Presse - "Ils lancent l'Observatoire citoyen des droits des victimes"
Pascale Egré - Le Parisien 21 mai 2021
Ils partagent l’expérience d’un drame majeur et souvent d’un engagement associatif. Pour porter une réflexion et une parole libres, et être « force de propositions », des rescapés et des proches de victimes lancent ce vendredi l’Observatoire citoyen des droits des victimes
Il y a Anne Bembaron-Merlin, dont le mari est mort dans le crash de Phuket (Thaïlande) en 2007. Et ce « combat de tous les instants », mené aux côtés de son beau-frère avocat et d’autres victimes pour qu’un procès se tienne en 2019 à Paris. « Ce sont ces douze ans d’un parcours douloureux et chaotique qui ont donné sens à mon engagement », explique-t-elle. Il y a Catherine Gouy-Lévy, dont le frère Thierry est mort dans un attentat à Ouagadougou (Burkina) en 2017. Et qui s’est « débrouillée seule » face au casse-tête de démarches lointaines. « Quand cela se passe à l’étranger, tout est plus compliqué. »
Il y a aussi des figures plus connues du grand public et des médias parce que militants de la cause des victimes à la voix forte.
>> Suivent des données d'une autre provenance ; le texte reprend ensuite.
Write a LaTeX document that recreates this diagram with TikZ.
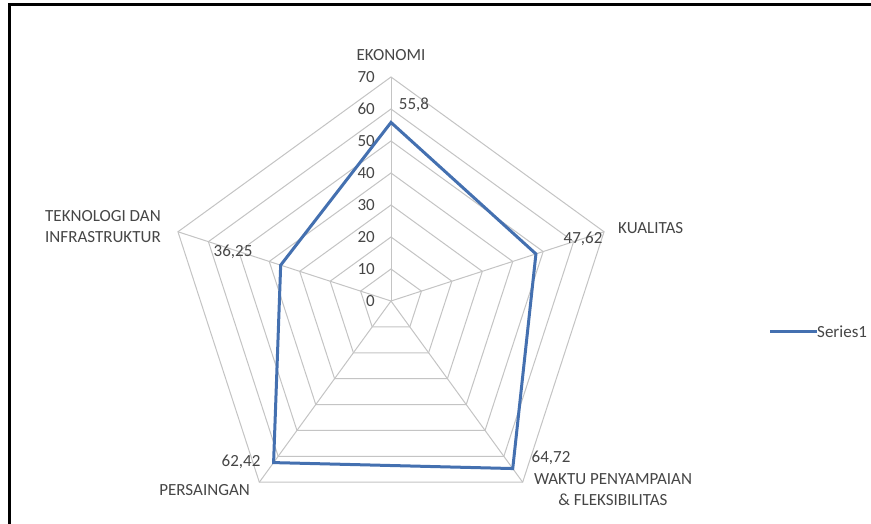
\documentclass[tikz,border=0pt]{standalone}
\usepackage{fontspec}
\setmainfont{Carlito}
\usetikzlibrary{calc}
\definecolor{serblue}{RGB}{68,112,176}
\definecolor{txtgray}{RGB}{70,70,70}
\definecolor{gridgray}{RGB}{196,196,196}
\tikzset{
  gridline/.style={draw=gridgray, line width=1pt},
  serline/.style={draw=serblue, line width=3pt, line join=miter},
  lbl/.style={font=\fontsize{17}{21}\selectfont, text=txtgray, inner sep=0pt},
}
\begin{document}
\begin{tikzpicture}[x=1pt,y=1pt]
\useasboundingbox (0,0) rectangle (871,523);
\fill[white] (0,0) rectangle (871,523);
% frame (left and top edges visible)
\draw[line width=3pt] (9,-5) -- (9,518) -- (880,518);
\coordinate (c) at (391,222);
% rings
\foreach \k in {1,...,7}{
  \draw[gridline] ($(c)+(90:\k*32)$) -- ($(c)+(18:\k*32)$) -- ($(c)+(-54:\k*32)$) -- ($(c)+(-126:\k*32)$) -- ($(c)+(162:\k*32)$) -- cycle;
}
% spokes
\foreach \a/\n in {90/ek,18/ku,-54/wa,-126/pe,162/te}{
  \coordinate (v\n) at ($(c)+(\a:224)$);
  \draw[gridline] (c) -- (v\n);
}
% tick labels
\foreach \k in {0,...,7}{
  \pgfmathtruncatemacro{\val}{\k*10}
  \node[lbl, anchor=east] (t\k) at (375,{222+32*\k}) {\val};
}
% data points
\coordinate (dek) at ($(c)+(90:{55.8/70*224})$);
\coordinate (dku) at ($(c)+(18:{47.62/70*224})$);
\coordinate (dwa) at ($(c)+(-54:{64.72/70*224})$);
\coordinate (dpe) at ($(c)+(-126:{62.42/70*224})$);
\coordinate (dte) at ($(c)+(162:{36.25/70*224})$);
\draw[serline] (dek) -- (dku) -- (dwa) -- (dpe) -- (dte) -- cycle;
% data labels
\node[lbl] (lek) at (414,418) {55,8};
\node[lbl] (lku) at (583,284) {47,62};
\node[lbl] (lwa) at (551,65) {64,72};
\node[lbl] (lpe) at (241,61) {62,42};
\node[lbl] (lte) at (233,271) {36,25};
% category labels
\node[lbl] (cek) at (391,468) {EKONOMI};
\node[lbl, anchor=west] (cku) at (618,295) {KUALITAS};
\node[lbl, align=center] (cwa) at (613,33.5) {WAKTU PENYAMPAIAN\\\& FLEKSIBILITAS};
\node[lbl, anchor=east] (cpe) at (250,33) {PERSAINGAN};
\node[lbl, anchor=west, align=left] (cte) at (45,296) {TEKNOLOGI DAN\\INFRASTRUKTUR};
% legend
\coordinate (lg1) at (770,191);
\node[lbl, anchor=west] (lgt) at (817,191) {Series1};
\draw[serline] (lg1) -- (lgt.west);
\end{tikzpicture}
\end{document}
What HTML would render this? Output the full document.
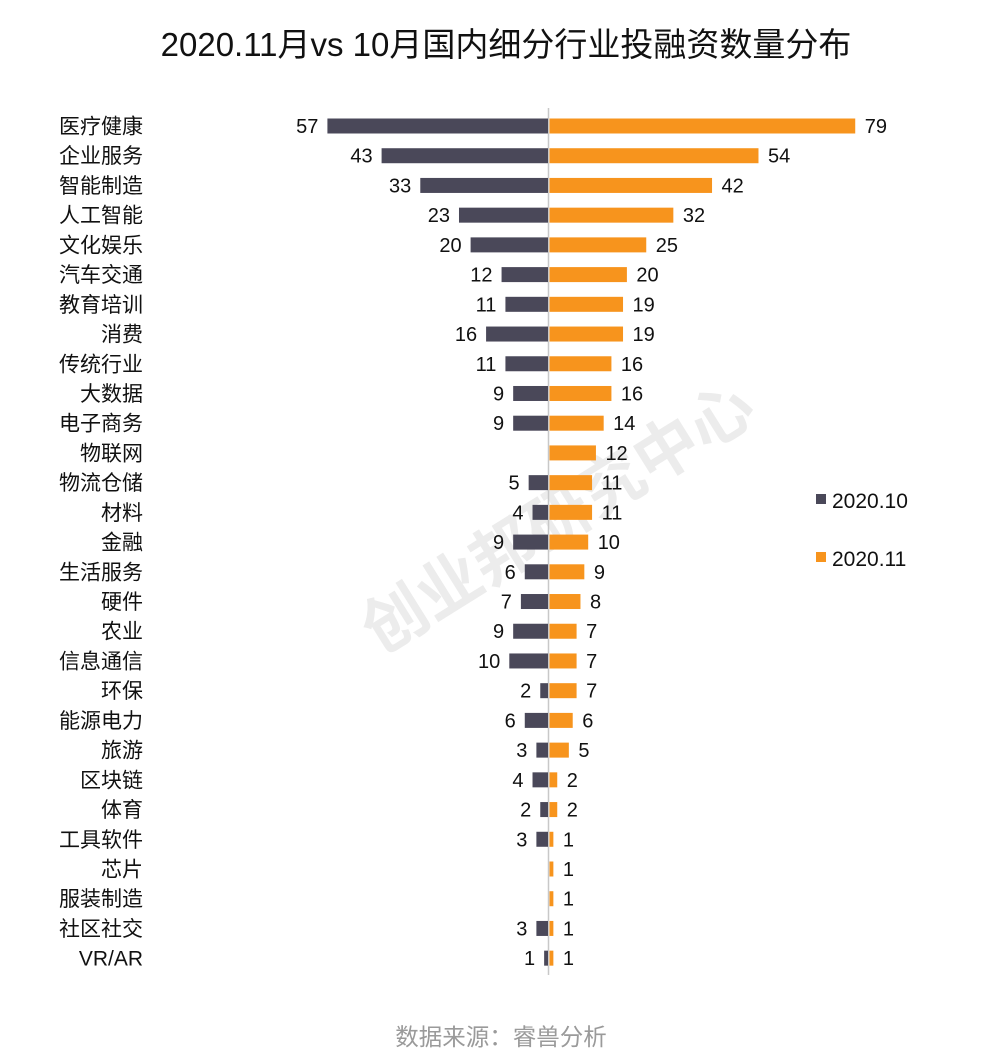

Comme Emmanuel Domenach, rescapé du Bataclan, longtemps investi à l’association 13onze15 Fraternité et vérité et qui a « senti le besoin de passer la main » et de « se recentrer sur (lui-même) ». Sans pour autant lâcher : « Il faut que d’autres bénéficient de nos avancées. » Ou comme Stéphane Gicquel, frappé par le tsunami de 2005 et moteur durant onze ans de la Fédération nationale des victimes d’attentats et d’accidents collectifs (FENVAC), où il a eu à suivre « une centaine d’événements » et à épauler au plus près leurs victimes.
Un « retour d’expérience » pour « faire face à un nouvel attentat »
Lui aussi a éprouvé, après un temps de recul, « un besoin de réflexion et de transmission ». Au point d’avoir fédéré Anne, Catherine, Emmanuel et cinq autres personnes touchées par un drame majeur (attentat du Thalys, catastrophe d’Allinges…) autour d’une idée : créer une instance d’analyse et d’alerte « à la parole libre et indépendante » sur la question de l’aide aux victimes.
C’est ainsi que l’Observatoire citoyen des droits des victimes est né. Une « vigie », veulent-ils, qui sera « force de propositions » - un peu à la façon d’un think-tank.
Ses neuf fondateurs ont le souci de « dépasser (leurs) situations personnelles » pour devenir acteurs. Ce qui les mobilise avant tout, c’est la crainte que les progrès accomplis ces dernières années en matière d’aide aux victimes ne soient balayés.
« Indifférence collective croissante », « atonie des pouvoirs publics », s’inquiète leur premier communiqué de presse. « Des évolutions ont eu lieu mais on voit que l’Etat ne s’intéresse plus à ces sujets-là ; il n’y a pas de volonté politique de tirer les enseignements de ces événements. Or pour faire face à un nouvel attentat de masse ou à une catastrophe, un retour d’expérience est nécessaire », avance Emmanuel Domenach. « L’Etat doit développer une culture de l’évaluation de sa propre intervention, afin de systématiser les bonnes pratiques », renchérit Stéphane Gicquel.
Un « comité stratégique » composé d’experts
Avec la mise en place d’un véritable suivi des victimes, cette problématique constitue l’un des principaux axes de réflexion de l’Observatoire, qui ne veut ni se substituer aux associations, ni jouer « les donneurs de leçon ou les redresseurs de torts » face aux institutions.
Parmi les autres thématiques clés sur lesquelles ses membres veulent se pencher figure aussi la place de la victime dans le procès pénal, à l’approche de celui des attentats du 13 novembre 2015. Ou encore l’amélioration de la qualité des procédures d’indemnisation des victimes, notamment devant le Fonds de garantie.
Lancé officiellement ce vendredi, l’Observatoire s’est en outre doté d’un « comité stratégique » de personnes « ressources » : des avocats, magistrats, universitaires, psychiatres ou historiens « susceptibles d’apporter leur expertise » parce qu’ayant eu à connaître le sujet de près. Parmi eux, le général François Daoust, ex-patron de l’Institut de recherche criminelle et du pôle judiciaire de la gendarmerie ; l’ancien président de la SNCF Guillaume Pépy ; les ex-députés et spécialistes du terrorisme Sébastien Pietrasanta et Georges Fenech.
« Autant de personnalités à même de proposer un regard pensé, serein et prospectif pour redévelopper une doctrine et une politique publique de l’aide aux victimes », résume l’ex-secrétaire d’Etat à l’aide aux victimes Juliette Méadel, qui s’est investie dans ce projet dès l’origine et préside ce comité.